I started writing when my daughter was a year old. I'd always wanted to write, and had excelled at it in high school. But life happened, and it wasn't until a friend mentioned to my mother that there was going to be a local writer meeting that I decided to let go out the tight hold I had on my muse.

It took twelve years and tons of hard work for me to become published. I had tons of rejections during the years, but I actually sold 2 books within a year after all that waiting. Still, it wasn't quite what I had envisioned. I'd expected to consider myself a success. Yet, I didn't quite as if I had accomplished my goal. The books did less than marginally, and while I had succeeded in becoming published I realized that I still had a very long way to go. I had learned how to write. I had learned how to find my voice and put the stories in my head on the page, but I hadn't learned how to think bigger than page in front of me.

To say that I stumbled, would be an understatement.
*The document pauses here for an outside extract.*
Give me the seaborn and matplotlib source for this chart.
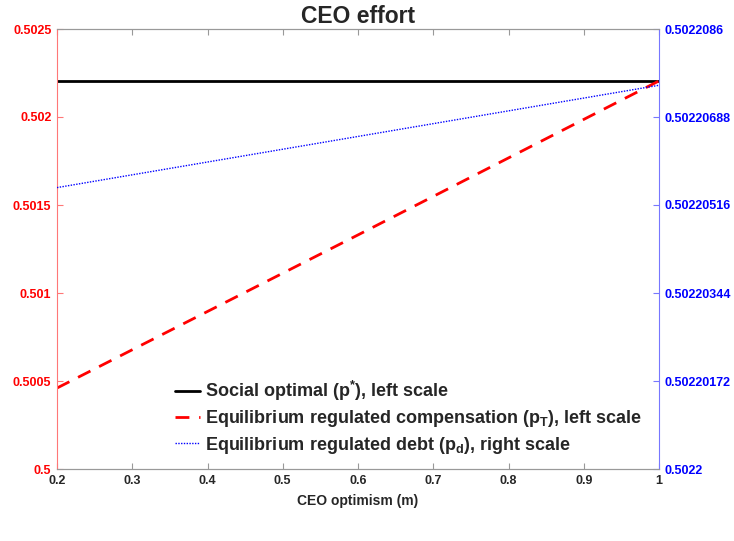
import matplotlib
matplotlib.use("Agg")
import matplotlib.pyplot as plt
import seaborn as sns
import pandas as pd
from matplotlib.ticker import FixedLocator, FixedFormatter

# Data
m_values = [0.2, 0.6, 1.0]
social_optimal = [0.502205, 0.502205, 0.502205]
regulated_comp = [0.50046, 0.50133, 0.502205]
regulated_debt = [0.5022055, 0.5022065, 0.5022075]

left_ticks = [0.5, 0.5005, 0.501, 0.5015, 0.502, 0.5025]
left_labels = ["0.5", "0.5005", "0.501", "0.5015", "0.502", "0.5025"]
right_ticks = [0.5022, 0.50220172, 0.50220344, 0.50220516, 0.50220688, 0.5022086]
right_labels = ["0.5022", "0.50220172", "0.50220344", "0.50220516", "0.50220688", "0.5022086"]
x_ticks = [0.2, 0.3, 0.4, 0.5, 0.6, 0.7, 0.8, 0.9, 1.0]
x_labels = ["0.2", "0.3", "0.4", "0.5", "0.6", "0.7", "0.8", "0.9", "1"]

sns.set_style("white")
plt.rcParams['font.family'] = ['Liberation Sans', 'DejaVu Sans']
plt.rcParams['font.weight'] = 'bold'
plt.rcParams['mathtext.fontset'] = 'custom'
plt.rcParams['mathtext.rm'] = 'Liberation Sans:bold'
plt.rcParams['mathtext.it'] = 'Liberation Sans:bold'
plt.rcParams['mathtext.bf'] = 'Liberation Sans:bold'

df = pd.DataFrame({"m": m_values, "social": social_optimal,
                   "comp": regulated_comp, "debt": regulated_debt})

fig = plt.figure(figsize=(7.34, 5.41), dpi=100)
ax = fig.add_axes([57/734, 1-469/541, (659-57)/734, (469-29)/541])
ax2 = ax.twinx()

sns.lineplot(data=df, x="m", y="social", ax=ax, color="black", linewidth=2, label=None)
sns.lineplot(data=df, x="m", y="comp", ax=ax, color="red", linewidth=2, label=None)
ax.lines[-1].set_linestyle((0, (5, 3.5)))
sns.lineplot(data=df, x="m", y="debt", ax=ax2, color="blue", linewidth=1, label=None)
ax2.lines[-1].set_linestyle((0, (1, 1)))

ax.set_xlim(0.2, 1.0)
ax.set_ylim(0.5, 0.5025)
ax2.set_ylim(0.5022, 0.5022086)

ax.xaxis.set_major_locator(FixedLocator(x_ticks))
ax.xaxis.set_major_formatter(FixedFormatter(x_labels))
ax.yaxis.set_major_locator(FixedLocator(left_ticks))
ax.yaxis.set_major_formatter(FixedFormatter(left_labels))
ax2.yaxis.set_major_locator(FixedLocator(right_ticks))
ax2.yaxis.set_major_formatter(FixedFormatter(right_labels))

for a in (ax, ax2):
    for s in a.spines.values():
        s.set_linewidth(0.8)
        s.set_color("#999999")
ax.spines['left'].set_color("#ff7777")
ax2.spines['left'].set_visible(False)
ax2.spines['right'].set_color("#7777ff")
ax.spines['right'].set_visible(False)

ax.tick_params(axis='x', direction='in', length=4, colors="#262626", labelsize=9,
               top=True, bottom=True, pad=4)
ax.tick_params(axis='x', color="#999999")
ax.tick_params(axis='y', direction='in', length=4, colors="red", labelsize=9, pad=4)
ax.tick_params(axis='y', color="#ff7777")
ax2.tick_params(axis='y', direction='in', length=4, colors="blue", labelsize=9, pad=4)
ax2.tick_params(axis='y', color="#7777ff")
for lab in ax.get_xticklabels() + ax.get_yticklabels() + ax2.get_yticklabels():
    lab.set_fontweight('bold')

ax.set_ylabel("")
ax2.set_ylabel("")
ax.set_xlabel("CEO optimism (m)", fontsize=10, fontweight='bold', color="#262626", labelpad=5)
ax.set_title("CEO effort", fontsize=16.5, fontweight='bold', pad=4)

h = [ax.lines[0], ax.lines[1], ax2.lines[0]]
labels = [r"Social optimal (p$^{*}$), left scale",
          r"Equilibrium regulated compensation (p$_{T}$), left scale",
          r"Equilibrium regulated debt (p$_{d}$), right scale"]
leg = ax2.legend(h, labels, loc='lower left', bbox_to_anchor=(0.196, 0.03),
                 frameon=False, handlelength=1.4, handletextpad=0.25,
                 borderaxespad=0, borderpad=0,
                 prop={'weight': 'bold', 'size': 13}, labelspacing=0.3)

fig.savefig("out.png", dpi=100)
I did set some newer, more conservative goals. Because I'd always been painfully shy, I decided that now was time to tackle that particular demon. Not only did I speak at my local writer group, but I eventually went on to speak at local and national conferences. I found that I loved the idea of inspiring others.

But while I was teaching I was not writing as much. Somehow, in the back of my mind I had let a new fear take root. The fear that I couldn't do it again. With published writers there is something known as second-book-syndrome. The idea that it is harder to sell the second book, than the first. But I'd convinced myself that I had missed that by contracting out two books with months of each other.


The fear became even greater, and as it progressed it managed to suck the joy out of writing for me. This coupled with the anxiety that came from Hashimoto's managed to make my writing almost non-existent. I did publish again. This time as an Indie Pub and found the experience much more freeing than I'd had going through a traditional publisher. I'd even changed genres, going for a gothic romance feel. But I again ran into the demon of failure. Could I continue on when something that had once been so easy for me had suddenly become painful?

It has taken me a year to tackle this fully. I have notebooks of started pieces. And I have finally found some peace within myself in order to create. That's a whole other blog dealing with the process of creation. Suffice it to say, I am not looking to come back to where I was, just hoping for a new, better destination.

The demon of failure? He stands in silent vigil, just outside the realm of my imagination. But just taking action is enough to banish him for the time being.